World Rugby cancelled all tests in their June window and have been involved in discussions about realigning the seasons in both hemispheres.
Mapusua said one of the benefits of a global calendar would be to end friction between clubs and national sides.
Pacific nations have complained that clubs sometimes put indirect pressure on players to not make themselves available for tests, even for World Cups.
“Once we have a global season that will eliminate that club v country issue that really only the Tier Two players have to deal with,” Mapusua said.
“Tier One teams don’t have to worry about that club versus country battle.
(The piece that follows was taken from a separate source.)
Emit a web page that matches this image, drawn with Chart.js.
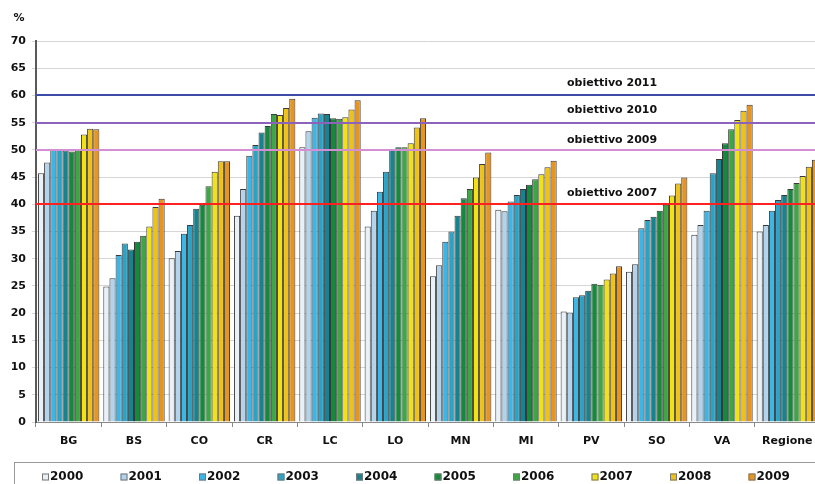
<!DOCTYPE html>
<html><head><meta charset="utf-8">
<script src="https://cdn.jsdelivr.net/npm/chart.js@4"></script>
<style>
html,body{margin:0;padding:0;background:#fff;overflow:hidden;width:815px;height:484px}
#wrap{width:822px;height:484px}
</style>
</head><body><div id="wrap"><canvas id="c" width="822" height="484"></canvas></div>
<script>
const categories = ['BG','BS','CO','CR','LC','LO','MN','MI','PV','SO','VA','Regione'];
const years = ['2000','2001','2002','2003','2004','2005','2006','2007','2008','2009'];
const v2000 = [45.7,24.9,30.1,37.9,50.5,35.9,26.8,39.0,20.3,27.6,34.4,35.0];
const v2001 = [47.7,26.4,31.4,42.8,53.4,38.8,28.8,38.7,20.1,29.0,36.2,36.2];
const v2002 = [50.1,30.7,34.6,48.9,55.9,42.3,33.1,40.5,22.9,35.6,38.8,38.8];
const v2003 = [50.0,32.8,36.2,50.9,56.7,46.0,35.0,41.7,23.3,37.1,45.7,40.8];
const v2004 = [49.9,31.7,39.2,53.2,56.6,50.0,37.9,42.8,24.1,37.7,48.3,41.7];
const v2005 = [49.7,33.1,39.9,54.4,55.8,50.5,41.1,43.6,25.4,38.8,51.2,42.8];
const v2006 = [50.0,34.2,43.3,56.6,55.7,50.5,42.8,44.6,25.2,39.9,53.8,43.9];
const v2007 = [52.8,35.9,46.0,56.4,56.0,51.2,44.9,45.5,26.2,41.6,55.5,45.2];
const v2008 = [53.9,39.5,47.9,57.7,57.4,54.1,47.4,46.8,27.3,43.8,57.2,46.9];
const v2009 = [53.8,41.0,47.9,59.4,59.1,55.8,49.5,48.0,28.6,44.9,58.3,48.2];
const seriesValues = [v2000,v2001,v2002,v2003,v2004,v2005,v2006,v2007,v2008,v2009];
const targets = [60,55,50,40];
const targetLabels = ['obiettivo 2011','obiettivo 2010','obiettivo 2009','obiettivo 2007'];
const yTicks = [0,5,10,15,20,25,30,35,40,45,50,55,60,65,70];

const colors = ['#e8f0f8','#b2d3ec','#3cb6e6','#2ba3c6','#16838f','#148a3c','#3da843','#f3e213','#f1c214','#e8951f'];
const targetColors = ['#3d4ba8','#8c62bb','#d48fd4','#ff2020'];
const labelOffsets = [12,13,10,11];
const FONT = '"DejaVu Sans", sans-serif';

const overlay = {
  id: 'overlay',
  afterDatasetsDraw(chart) {
    const {ctx, chartArea: a, scales: {y}} = chart;
    ctx.save();
    targets.forEach((t, i) => {
      const py = Math.round(y.getPixelForValue(t));
      ctx.strokeStyle = targetColors[i];
      ctx.lineWidth = 2;
      ctx.beginPath(); ctx.moveTo(a.left, py); ctx.lineTo(a.right + 10, py); ctx.stroke();
      ctx.fillStyle = '#111';
      ctx.font = 'bold 11px ' + FONT;
      ctx.textAlign = 'left'; ctx.textBaseline = 'middle';
      ctx.fillText(targetLabels[i], 567, py - labelOffsets[i]);
    });
    ctx.restore();
  },
  afterDraw(chart) {
    const ctx = chart.ctx;
    ctx.save();
    ctx.fillStyle = '#111';
    ctx.font = 'bold 11px ' + FONT;
    ctx.textAlign = 'center'; ctx.textBaseline = 'middle';
    ctx.fillText('%', 19, 18);
    ctx.strokeStyle = '#9a9a9a'; ctx.lineWidth = 1;
    ctx.strokeRect(14.5, 462.5, 900, 100);
    chart.data.datasets.forEach((ds, i) => {
      const x = 42 + i * 78.5;
      const yc = 477;
      ctx.fillStyle = ds.backgroundColor;
      ctx.fillRect(x, yc - 3.5, 7, 7);
      ctx.strokeStyle = '#777';
      ctx.strokeRect(x + 0.5, yc - 3.5 + 0.5, 6, 6);
      ctx.fillStyle = '#111';
      ctx.font = 'bold 12px ' + FONT;
      ctx.textAlign = 'left';
      ctx.fillText(ds.label, x + 8, yc);
    });
    ctx.restore();
  }
};

new Chart(document.getElementById('c'), {
  type: 'bar',
  data: {
    labels: categories,
    datasets: years.map((yr, i) => ({
      label: yr,
      data: seriesValues[i],
      backgroundColor: colors[i],
      borderColor: '#3a3a3a',
      borderWidth: 1,
      categoryPercentage: 0.94,
      barPercentage: 1.0
    }))
  },
  options: {
    responsive: false,
    animation: false,
    layout: {padding: {top: 41, left: 0, right: 2, bottom: 32}},
    plugins: {legend: {display: false}, tooltip: {enabled: false}},
    scales: {
      x: {
        afterFit: s => { s.height = 30; },
        grid: {display: true, drawOnChartArea: false, offset: true, tickLength: 5, color: '#888'},
        border: {color: '#8a8a8a', width: 1},
        ticks: {color: '#111', font: {family: FONT, size: 11, weight: 'bold'}, padding: 8}
      },
      y: {
        min: 0, max: 70,
        afterFit: s => { s.width = 36; },
        afterBuildTicks: s => { s.ticks = yTicks.map(v => ({value: v})); },
        grid: {color: '#d6d6d6', tickLength: 4},
        border: {color: '#5a5a5a', width: 2},
        ticks: {color: '#111', font: {family: FONT, size: 11, weight: 'bold'}, padding: 6}
      }
    }
  },
  plugins: [overlay]
});
</script>
</body></html>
Hopefully in the next 12 months we can see some movement in that space.”
Mapusua was also keen for World Rugby to address eligibility rules, where players can only represent one country at senior level.
The Pacific Players union has suggested players who have represented Tier One teams could undergo a stand down period before being allowed to represent a Tier Two side if they have the appropriate heritage or citizenship.
Such a change would allow players like former All Blacks Charles Piutau and Steven Luatua, both of whom were born in New Zealand but left to sign lucrative European contracts, to appear for Tonga and Samoa respectively.
“I would love to see the world’s best players at a pinnacle event like the World Cup,” Mapusua said.
“Having those guys in the island teams and showing the local guys what they go through, what they can contribute in terms of development of our national teams (is massive).”